Interdisciplinary Research Achievement
This work applies advances in deep generative modeling, specifically diffusion autoencoders and Perceiver architectures, to the practical challenge of extracting science from large, heterogeneous astronomical surveys including ZTF, ATLAS, SDSS, and DESI.
Impact on Artificial Intelligence
DAEP extends diffusion autoencoders beyond regular-grid modalities, establishing a scalable framework for self-supervised representation learning on long, irregular, and multimodal sequences, a setting largely unaddressed by existing methods.
Impact on Fundamental Interactions
Better representations of spectra and light curves directly accelerate classification of transient phenomena, galaxy characterization, and multi-modal data fusion across the next generation of large astronomical surveys.
Outlook and References
Future work could extend DAEP to fully multimodal training at scale across simultaneous spectroscopic and photometric survey data; the paper is available at [arXiv:2510.20595](https://arxiv.org/abs/2510.20595).

Original Paper Details

Title
Diffusion Autoencoders with Perceivers for Long, Irregular and Multimodal Astronomical Sequences
arXiv ID
2510.20595
Authors
["Yunyi Shen", "Alexander Gagliano"]
Abstract
Self-supervised learning has become a central strategy for representation learning, but the majority of architectures used for encoding data have only been validated on regularly-sampled inputs such as images, audios. and videos.
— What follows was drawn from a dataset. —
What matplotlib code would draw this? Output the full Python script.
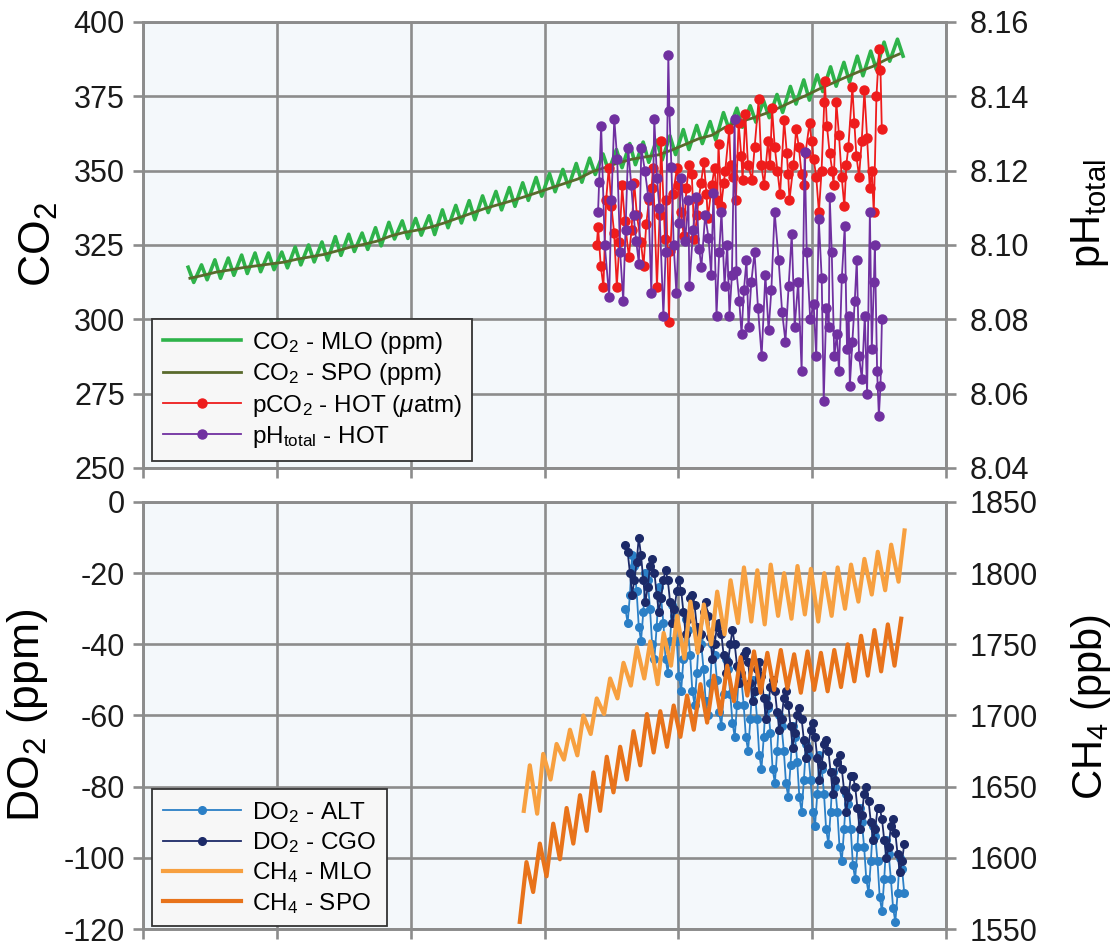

In many scientific domains, data instead arrive as long, irregular, and multimodal sequences. To extract semantic information from these data, we introduce the Diffusion Autoencoder with Perceivers (daep). daep tokenizes heterogeneous measurements, compresses them with a Perceiver encoder, and reconstructs them with a Perceiver-IO diffusion decoder, enabling scalable learning in diverse data settings. To benchmark the daep architecture, we adapt the masked autoencoder to a Perceiver encoder/decoder design, and establish a strong baseline (maep) in the same architectural family as daep. Across diverse spectroscopic and photometric astronomical datasets, daep achieves lower reconstruction errors, produces more discriminative latent spaces, and better preserves fine-scale structure than both VAE and maep baselines. These results establish daep as an effective framework for scientific domains where data arrives as irregular, heterogeneous sequences.